Despite these repeated insults to working men and women who diligently send their taxes to Washington only to watch them be foolishly wasted away, Obama continues to insist that big government is good for the middle class. He says it’s not right and it’s not fair that the wealthy are making more money while the poor and middle class are having a harder time than ever climbing up the economic ladder.

But what is really holding them back?

Lousy schools. Exploding health-care costs. Rampant dependency and family breakdown. Companies that can no longer offer jobs in the United States because it’s become too expensive to operate here. Smothering regulations. Untapped energy resources and blocked shovel-ready projects like the Keystone Pipeline.

But what do all of those things — things that once worked and now do not — have in common? Government.

Over the last two generations, for the first time in our history, the federal government seized control of our education system, our health-care system, our financial system, our housing industry, our transportation system, our energy industry, our taxes, our welfare state, and our economic regulations.

Big government is what got us into this mess. The president believes only even bigger government can get us out. But the last three years have shown — once again — that it won’t.
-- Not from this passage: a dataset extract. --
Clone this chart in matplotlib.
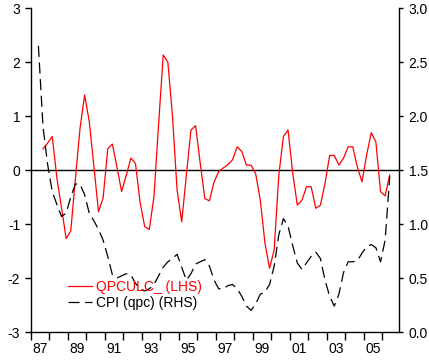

Middle-class families know better. They know that Barack Obama’s Washington is at war with the values they live by, the values they instill in their children. They know that for three years under President Obama, middle class families who have worked, played by the rules, and lived within their means have only been forced to bail out the people who don’t.

The president wants us to believe that we need big government to protect the middle class. The truth is that we need to protect the middle class from big government. 

There’s a simple question that middle-class families should ask themselves that reveals the true state of our union. Are you better off than you were $4 trillion ago?